Despite their strength and ideal positioning on the battlefield, they faced a well-coordinated attack by Alexander's forces which practically avoided them.
Instead, Alexander led a decisive cavalry charge that broke through the Persian center, leading to chaos and eventual defeat for Darius III.
Ultimately, the battle ended with a decisive victory for Alexander, and effectively sealed the fate of the Achaemenid Empire.
As such, the fall of the Achaemenid Empire in 330 BCE led to the eventual decline of the Persian Immortals.
The Persian Empire's military structure, including the Immortals, collapsed. While some remnants of the Immortals may have continued to serve under local Persian rulers, their significance diminished rapidly.

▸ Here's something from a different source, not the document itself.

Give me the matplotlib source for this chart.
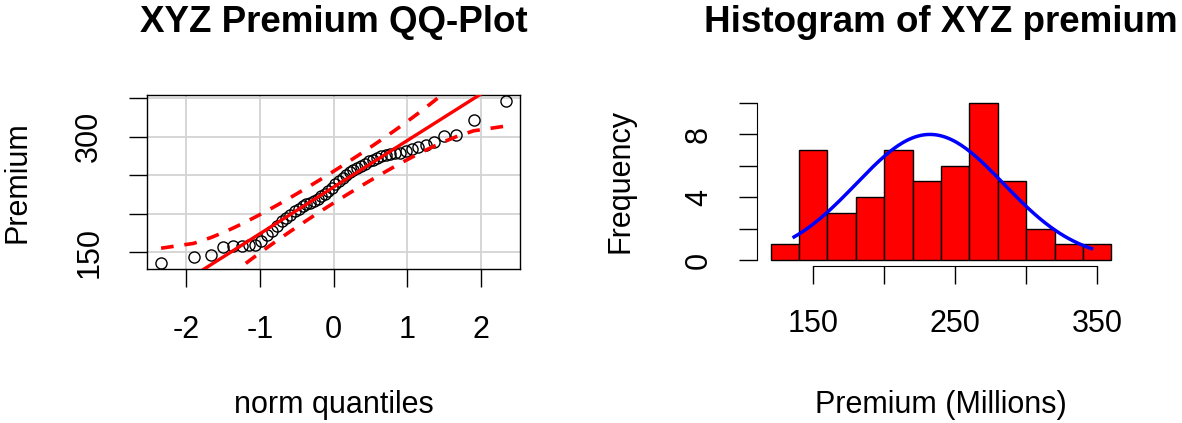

This is because Alexander's conquests introduced new military tactics and structures, which overshadowed the traditional Persian units.
The Immortals, once the pride of the Persian army, could not survive in the changing nature of warfare that emerged during the Hellenistic period.
However, the image of the Persian Immortals has evolved into something larger than life, often bordering on myth, in the modern memory.
This is due to the ancient sources, particularly Herodotus, who portrayed them as an invincible force that never lost its numbers or strength.
This portrayal contributed to their legendary status. However, this image likely exaggerated their abilities.
The Immortals were highly trained and disciplined, but they were not unbeatable.
At battles such as Thermopylae and Plataea, they faced determined resistance and suffered significant losses, showing that they were not invulnerable.
Their reputation, though deserved, was shaped by both Persian propaganda and the fear they inspired in their enemies.